After thorough analysis using various tools and models, designers create a high level summary spanning across all levels of user requirements. This includes a vision statement and creative brief regarding the current and future goals of a project.


3) Alternative design and evaluation

Once clear view of the problem space exists, designers will develop alternative solutions with prototypes to help convey concepts and ideas. Proposed solutions are evaluated and perhaps even merged. The end result should be a design that solves as many of the user requirements as possible.

Some tools that may be used for this process are flow diagrams. The features and functionality of a product or service are often outlined in a document known as a "schematics". Schematics are a page-by-page or screen-by-screen detail of the system, which include notes ("annotations") as to how the system will operate. Flow Diagrams outline the logic and steps of the system or an individual feature.
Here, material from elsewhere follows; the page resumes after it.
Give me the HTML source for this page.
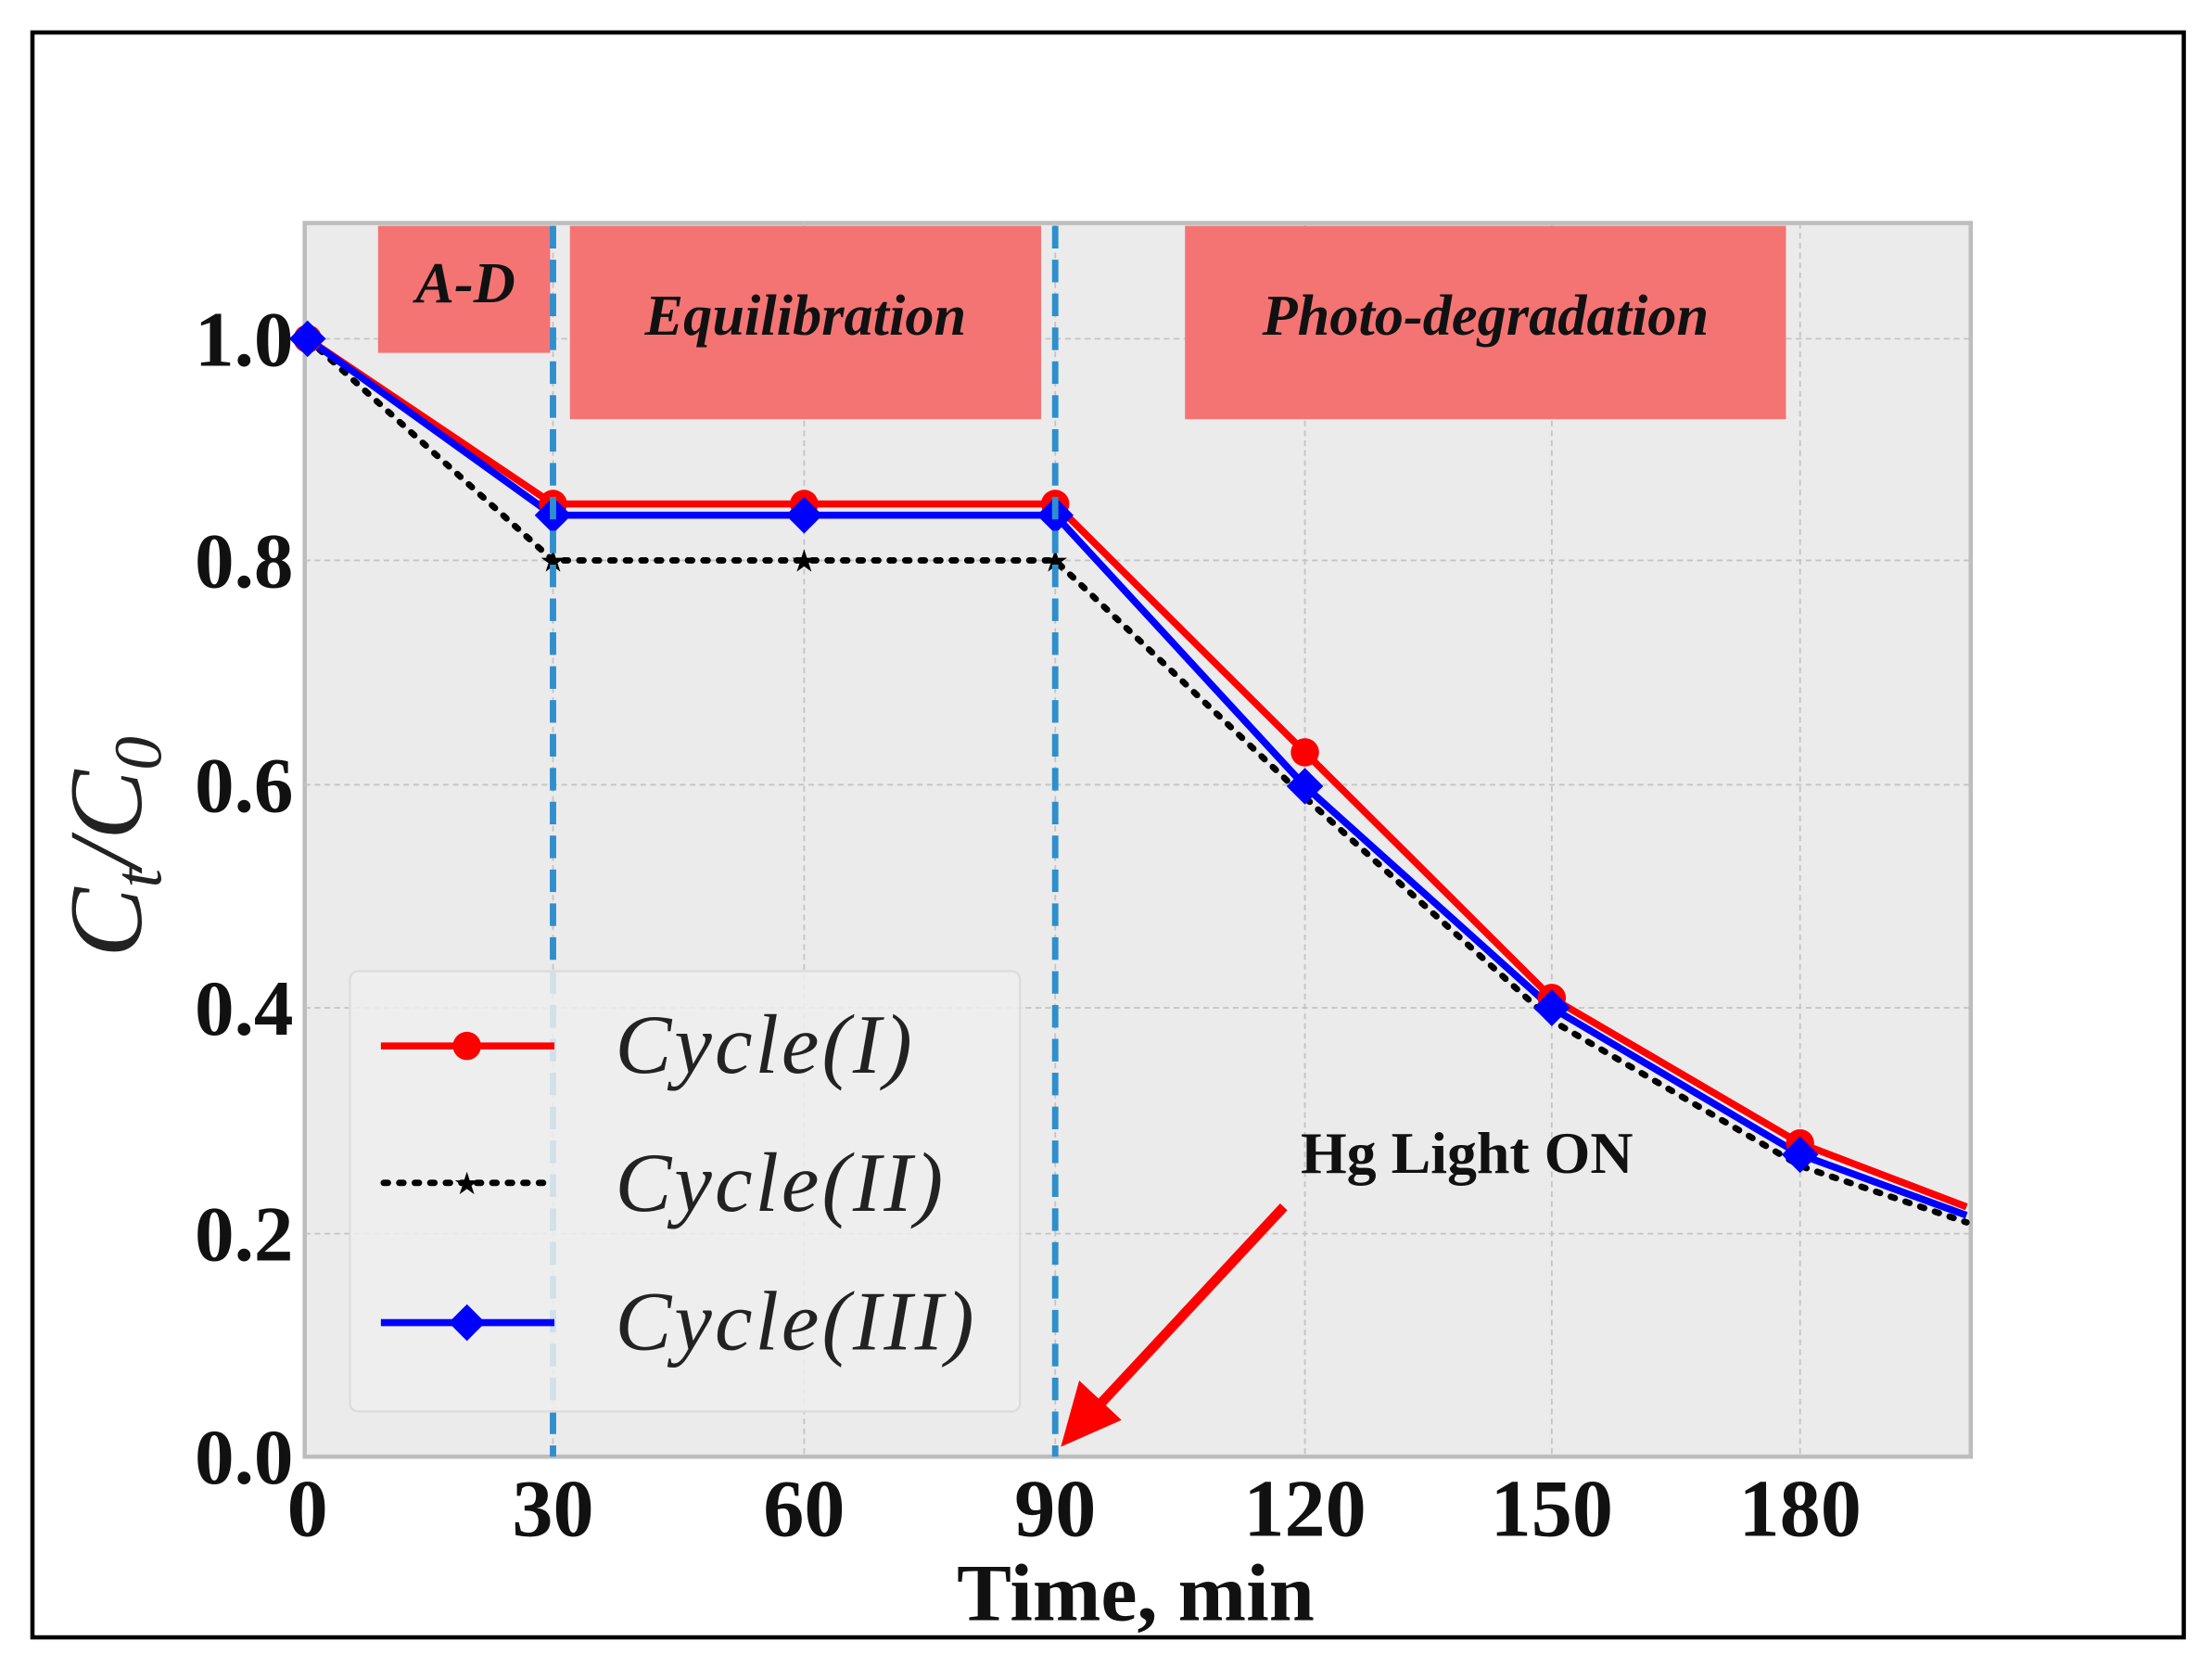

4) Prototyping and usability testing

Interactive designers use a variety of prototyping techniques to test aspects of design ideas. These can be roughly divided into three classes: those that test the role of an artifact, those that test its look and feel and those that test its implementation. Sometimes, these are called experience prototypes to emphasize their interactive nature. Prototypes can be physical or digital, high- or low-fidelity.

5) Implementation

Interactive designers need to be involved during the development of the product or service to ensure that what was designed is implemented correctly. Often, changes need to be made during the building process, and interactive designers should be involved with any of the on-the-fly modifications to the design.


6) System testing

Once the system is built, often another round of testing, for both usability and errors ("bug catching") is performed. Ideally, the designer will be involved here as well, to make any modifications to the system that are required.